WHAT YOU NEED TO DO -
Look through the data below. Show each line where the string "seaborn" occurs.

★ ★ ★ ★

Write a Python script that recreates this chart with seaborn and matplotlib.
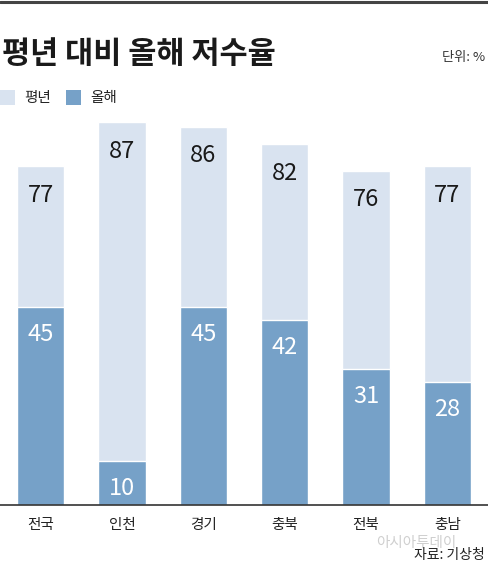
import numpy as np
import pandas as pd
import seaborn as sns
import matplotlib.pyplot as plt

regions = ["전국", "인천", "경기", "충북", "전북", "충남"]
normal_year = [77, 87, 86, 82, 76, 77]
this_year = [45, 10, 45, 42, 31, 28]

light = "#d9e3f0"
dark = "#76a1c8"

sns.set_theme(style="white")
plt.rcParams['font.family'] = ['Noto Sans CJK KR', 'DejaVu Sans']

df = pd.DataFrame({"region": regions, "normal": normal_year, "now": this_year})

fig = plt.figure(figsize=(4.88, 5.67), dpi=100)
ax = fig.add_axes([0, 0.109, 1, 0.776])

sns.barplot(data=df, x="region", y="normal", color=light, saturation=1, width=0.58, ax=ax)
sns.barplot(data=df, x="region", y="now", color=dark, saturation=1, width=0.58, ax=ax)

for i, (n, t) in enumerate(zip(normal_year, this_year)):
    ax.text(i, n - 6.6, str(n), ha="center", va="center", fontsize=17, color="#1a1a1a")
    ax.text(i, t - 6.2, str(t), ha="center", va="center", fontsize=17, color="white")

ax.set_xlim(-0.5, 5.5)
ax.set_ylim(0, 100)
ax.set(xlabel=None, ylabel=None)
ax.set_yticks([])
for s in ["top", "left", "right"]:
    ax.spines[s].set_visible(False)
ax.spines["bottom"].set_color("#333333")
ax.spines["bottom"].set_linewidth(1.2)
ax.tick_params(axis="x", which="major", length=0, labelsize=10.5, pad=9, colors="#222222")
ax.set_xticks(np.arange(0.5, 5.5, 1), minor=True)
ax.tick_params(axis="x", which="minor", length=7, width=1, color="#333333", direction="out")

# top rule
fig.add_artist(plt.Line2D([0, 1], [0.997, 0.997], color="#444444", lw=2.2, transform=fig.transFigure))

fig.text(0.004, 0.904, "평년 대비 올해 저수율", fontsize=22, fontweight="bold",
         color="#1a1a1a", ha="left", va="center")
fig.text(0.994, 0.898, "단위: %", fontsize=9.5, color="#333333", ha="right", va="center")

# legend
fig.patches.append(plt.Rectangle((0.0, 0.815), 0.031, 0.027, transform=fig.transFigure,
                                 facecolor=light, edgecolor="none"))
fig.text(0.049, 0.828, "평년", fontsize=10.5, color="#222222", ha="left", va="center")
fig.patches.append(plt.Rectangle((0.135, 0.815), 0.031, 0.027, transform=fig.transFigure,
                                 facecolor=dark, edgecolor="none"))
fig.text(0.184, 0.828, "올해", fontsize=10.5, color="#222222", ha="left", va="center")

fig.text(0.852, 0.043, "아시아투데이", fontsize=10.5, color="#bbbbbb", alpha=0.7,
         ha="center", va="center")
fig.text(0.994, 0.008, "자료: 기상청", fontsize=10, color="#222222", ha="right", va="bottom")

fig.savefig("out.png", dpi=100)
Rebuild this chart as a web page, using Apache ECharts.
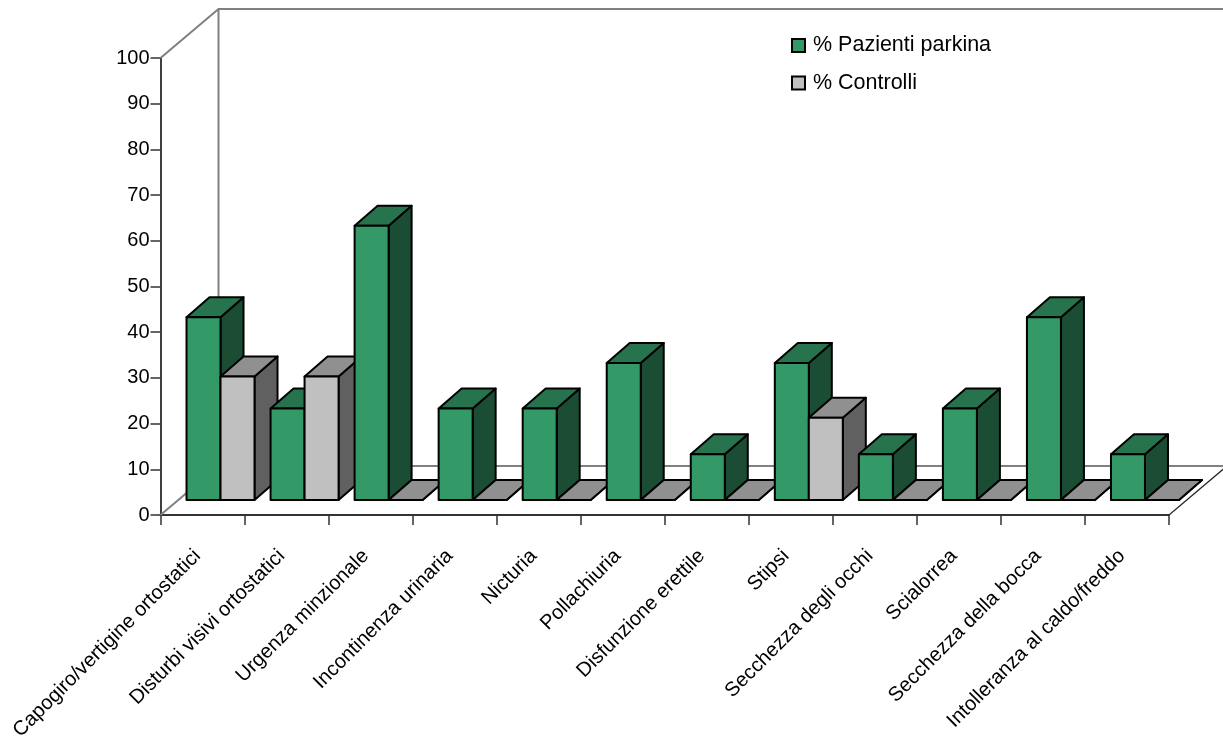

★ ★ ★ ★

REPLY -
Write a Python script that recreates this chart with seaborn and matplotlib.
import seaborn as sns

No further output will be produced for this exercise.